Он видел над собой испуганное любящее лицо Горшенина, был ему благодарен. Все путалось в его голове - боль и восторг. Среди пылающих теремов, опаленных, комьями пролетающих галок он произносит вещие, рвущиеся из души слова, свои прощальные заветы другим, молодым, столпившимся у его изголовья.

- Егор Данилыч, а может, в больницу? Может, пойдем в больницу? Надо вам показаться, ведь все время мучит…

- Все пустяки… показаться… Жизнь прожита… Старик… Болезнь неизлечима, я знаю… Но не страшусь!.. Чего мне бояться? Смерти? Смерти я не боюсь! Смертью нас не возьмешь! В смерть мы, Алеша, не верим! В тлен мы не верим! Все стрелы сквозь нас пролетают, а главного им не задеть!

- Егор Данилыч, дорогой… Давайте-ка мы с вами в больницу. Сейчас добуду машину, и мы потихоньку… Надо вам показаться. А то вы все травами, травами. Бог весть что надумываете про себя. А надо к врачу, к настоящему…

- Да что нам врачи, Алеша!.. Мы сами себе врачи, сами себе лекаря и целители! Знаем концы и начала. И знаем свою бесконечность!.. Мы в детях своих не кончаемся. И в этих белокаменных, чудных, всю жизнь за нами следящих церквах. И в народной молве. И в этих снегах неоглядных. И в водах. И в небесах. И в звезде загоревшейся. И в ковшике из любимых ладоней, на которые легли отражением. И в высших, нам с тобой неведомых, неизреченных тайнах, Алеша! Вот где мы бесконечны!..

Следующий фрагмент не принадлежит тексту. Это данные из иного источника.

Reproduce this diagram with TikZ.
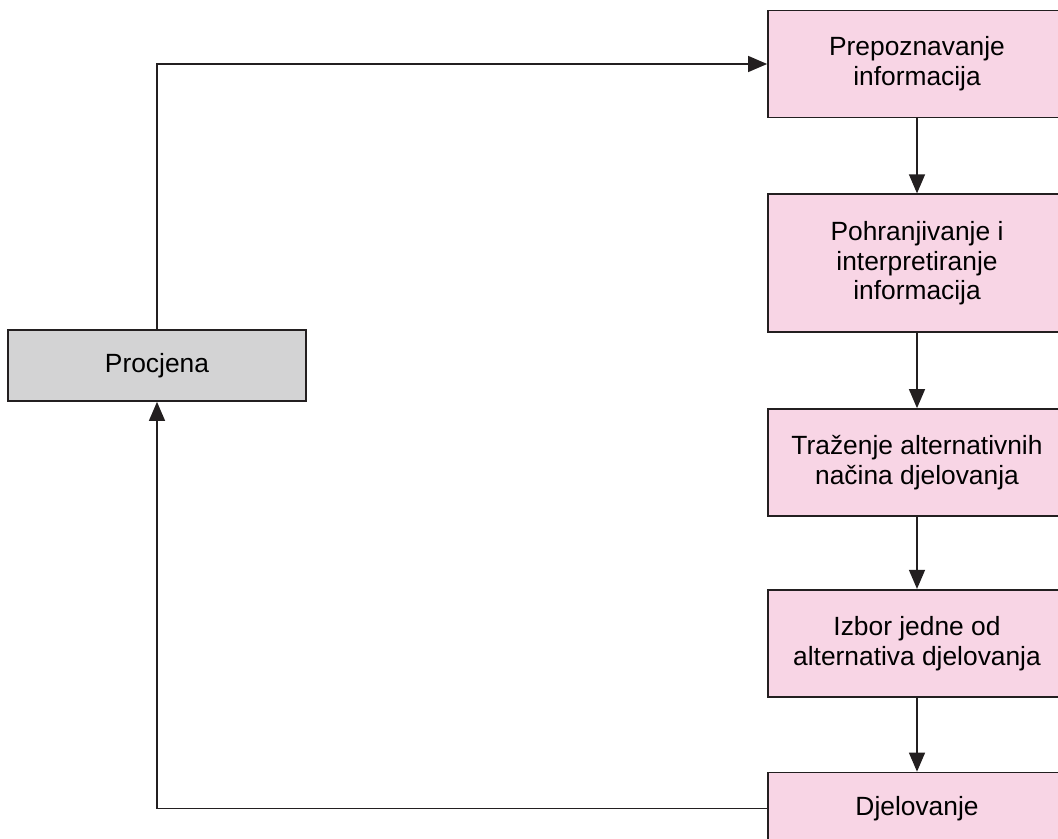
\documentclass[tikz,border=0pt]{standalone}
\usepackage{fontspec}
\setmainfont{Liberation Sans}
\usepackage{tikz}
\usetikzlibrary{arrows.meta,positioning}
\definecolor{boxpink}{RGB}{248,213,229}
\definecolor{boxgray}{RGB}{211,211,212}
\definecolor{linedark}{RGB}{35,31,32}

\begin{document}
\begin{tikzpicture}[
    node distance=1.5cm,
    >={Triangle[length=0.38cm,width=0.32cm]},
    box/.style={
        draw=linedark,
        line width=1pt,
        fill=boxpink,
        minimum width=5.96cm,
        minimum height=2.14cm,
        align=center,
        font=\fontsize{15}{17}\selectfont
    },
    link/.style={->,line width=0.75pt,draw=linedark}
]

\clip (0,0) rectangle (21.16,-16.78);

\node[box] (prepoz) at (18.34,-1.28)
{Prepoznavanje\\informacija};

\node[box,below=of prepoz,minimum height=2.76cm] (pohrana)
{Pohranjivanje i\\interpretiranje\\informacija};

\node[box,below=of pohrana] (trazenje)
{Traženje alternativnih\\načina djelovanja};

\node[box,below=1.44cm of trazenje] (izbor)
{Izbor jedne od\\alternativa djelovanja};

\node[box,below=1.48cm of izbor,minimum height=1.44cm] (djel)
{Djelovanje};

\node[
    box,
    fill=boxgray,
    minimum height=1.42cm
] (procjena) at (3.14,-7.31)
{Procjena};

\draw[link] (prepoz)--(pohrana);
\draw[link] (pohrana)--(trazenje);
\draw[link] (trazenje)--(izbor);
\draw[link] (izbor)--(djel);
\draw[link] (djel.west) -| (procjena.south);
\draw[link] (procjena.north) |- (prepoz.west);

\end{tikzpicture}
\end{document}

Сквозь боль и жжение в нем пребывал восторг от прекрасных найденных слов, от одержанной духовной победы в присутствии Горшенина, в присутствии любимых, белоликих, весь век на него глядящих соборов, которым и он подобен, из того же белого камня, на которых, сквозь все пожары, ни уголечка, ни пятнышка.